Subsequent studies have confirmed that patients in the developing world are much more likely to recover from severe mental illness than patients in the richer countries, well served by psychiatrists and clinical psychologists.
That is from Richard P. Bentall's Doctoring the Mind: Is Our Current Treatment of Mental Illness Any Good? You can think of this book as an updated, more traditionally empirical, less polemic version of Thomas Szasz. It makes large claims which are difficult to evaluate. Ultimately I don't find that it offers a persuasive alternative framework for thinking about either mental illness or "mental illness." Nonetheless the book is stimulating, it relies on substantive argument, and it will induce skepticism about a lot of what passes for treatment these days. Here is one review of the book, here is another.















His previous book, “Madness Explained”, offers a lot more in terms of an alternative vision although it’s heavily CBT influenced which isn’t to all tastes.
Hmmm. From the reviews, it sounds that Bentall doesn’t condemn use of drugs to relieve symptoms when people are facing difficult times; he merely thinks the tendency to always attribute thinks to a deeper physiological imbalance (probably genetic) inappropriately encourages long-term, even lifetime use of the drugs. Does he attribute that exclusively to drug company conspiracies? I would have thought that another factor encouraging this sort of thinking (which I agree is too widespread) is the widespread hysterical attitudes to recreational mind-altering drugs, which probably makes doctors feel they need to emphasize the physiological as much as possible (since using drugs to alter physiology isn’t as suspect).
You’re right, dearieme; it was a poor choice of words. I should have said “drug company nefariousness” or perhaps a more neutral “drug company self-interest” if I were feeling inclined to be charitable for some reason. No need to suggest that they’re secretly colluding in this instance. There do seem to be possible cases of secret collusion between drug companies (companies being suspiciously slow to offer generic versions of one another’s drugs and charging suspiciously high prices for generics) but those aren’t relevant here.
Does he offer the possibility that the less developed world is a saner environment?

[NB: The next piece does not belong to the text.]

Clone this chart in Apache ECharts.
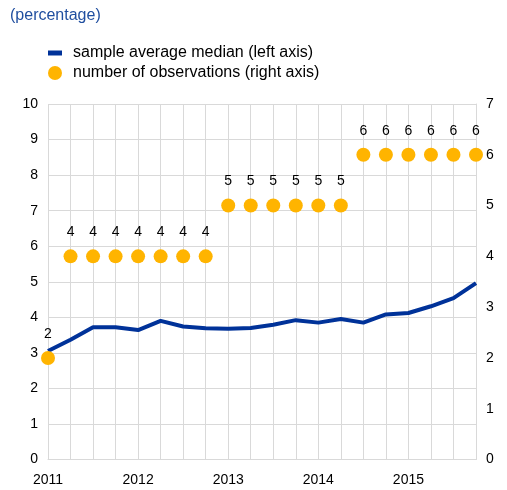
<!DOCTYPE html>
<html><head><meta charset="utf-8">
<script src="https://cdn.jsdelivr.net/npm/echarts@6/dist/echarts.min.js"></script>
<style>html,body{margin:0;padding:0;background:#fff}#c{width:507px;height:490px}</style>
</head><body><div id="c"></div>
<script>
const categories = ['2011','2011Q2','2011Q3','2011Q4','2012','2012Q2','2012Q3','2012Q4','2013','2013Q2','2013Q3','2013Q4','2014','2014Q2','2014Q3','2014Q4','2015','2015Q2','2015Q3','2015Q4'];
const medianValues = [3.05,3.37,3.72,3.72,3.64,3.90,3.74,3.69,3.68,3.70,3.79,3.92,3.85,3.95,3.85,4.08,4.12,4.31,4.54,4.96];
const observations = [2,4,4,4,4,4,4,4,5,5,5,5,5,5,6,6,6,6,6,6];
const seriesNames = ['sample average median (left axis)','number of observations (right axis)'];
const font = 'Liberation Sans, Arial, sans-serif';
const chart = echarts.init(document.getElementById('c'), null, {renderer:'canvas'});
chart.setOption({
  animation:false,
  title:{text:'(percentage)',left:5,top:3,textStyle:{color:'#1f4e9f',fontSize:16,fontWeight:'normal',fontFamily:font}},
  legend:{orient:'vertical',left:48,top:45,padding:0,itemGap:4,itemWidth:14,itemHeight:14,
    textStyle:{color:'#000',fontSize:16,fontFamily:font,padding:[0,0,0,6]},
    data:[{name:seriesNames[0],icon:'path://M0,4.5 L14,4.5 L14,9.5 L0,9.5 Z'},{name:seriesNames[1],icon:'circle'}]},
  grid:{left:48,right:31,top:104,bottom:30.5},
  xAxis:{type:'category',data:categories,boundaryGap:false,
    axisLine:{lineStyle:{color:'#d9d9d9'}},axisTick:{show:false},
    axisLabel:{interval:3,color:'#000',fontSize:14,fontFamily:font,margin:14,formatter:v=>v.length===4?v:''},
    splitLine:{show:true,interval:0,lineStyle:{color:'#d9d9d9'}}},
  yAxis:[
    {type:'value',min:0,max:10,interval:1,axisLine:{show:false},axisTick:{show:false},
     axisLabel:{color:'#000',fontSize:14,fontFamily:font,margin:10},
     splitLine:{lineStyle:{color:'#d9d9d9'}}},
    {type:'value',min:0,max:7,interval:1,axisLine:{show:true,lineStyle:{color:'#d9d9d9'}},axisTick:{show:false},
     axisLabel:{color:'#000',fontSize:14,fontFamily:font,margin:10},splitLine:{show:false}}
  ],
  series:[
    {name:seriesNames[0],type:'line',yAxisIndex:0,data:medianValues,showSymbol:false,symbol:'none',
     lineStyle:{color:'#003299',width:4},itemStyle:{color:'#003299'},z:2},
    {name:seriesNames[1],type:'scatter',yAxisIndex:1,data:observations,symbol:'circle',symbolSize:14,
     itemStyle:{color:'#FFB400',opacity:1},z:3,
     label:{show:true,position:'top',distance:10,color:'#000',fontSize:14,fontFamily:font}}
  ]
});
</script></body></html>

The reviewers claim that the author denies a biological basis for mental illness. That is insane.
As for the third world results, I am reminded of the South were you are told that your Aunt is not crazy, she is eccentric, we do not send her to psychiatrist, we keep her in the attic.
If you act psychotic in the third world, you are shunned and starve to death.
Or become the village shaman/witch doctor.
I misjudged you, Tyler. I had expected you to explain the results with a model showing single-payer psychiatry is Pareto efficient.
Also, as regards mental illness in less developed countries. http://frontierpsychiatrist.co.uk/global-psychiatry/
I’ll have to read this. Unfortunately, due to the prevalence of mental issues in my family and the failure of conventional treatments in resolving those issues, I know a bit about it (knowledge that I would rather have avoided, but oh well). That residents of developing nations are more likely to recover does not surprise me at all. As confirmed by the research on vitamin D, they spend more time outdoors exercising. They are less likely to be sleep-deprived then people who are privileged to stay up ’til the wee hours with electric lights and entertainment (before the invention of the electric light bulb, people averaged 10 hours a night of sleep). Sleep deprivation is increasingly recognized as a main driver of depression. Exercise is a big help.
It is also time to open up to the thesis that some mental issues are not *ultimately* rooted in brain biochemistry. While it is undeniable that biochem plays a role, it is no longer clear that it is a *causal* role in every case. The imbalances one sees in a depressed, compulsive, or anxious person could be a result, not a root cause. Early childhood experiences and later trauma that is not properly processed–unexpressed grief, for example–seem to be able to train the brain to misfire. Some people are more likely to be thrown off kilter than others. Consistent with this, some of the most effective cutting edge therapies for depression and anxiety are talk therapies aided by technology, like neurofeedback and EMDR. But for those to succeed, the word on the street at the therapist conferences is that they want you off the anti-depressants if possible, which can suppress healthy emotional function as well as unhealthy emotional function. Nine out of ten psychiatrists either do not know this (it is after all outside their field), or will not tell you. Once the discipline got it into its head that they had it all figured out, they stopped learning. Unfortunately it means that when their theories do not pan out and their treatments fail, they have no plan B.
@Solveig:
“Nine out of ten psychiatrists either do not know this (it is after all outside their field), or will not tell you.”
It is outside the field of psychiatry to know the impact of psychoactive drugs on emotional function???
What on earth is *within* the field of psychiatry?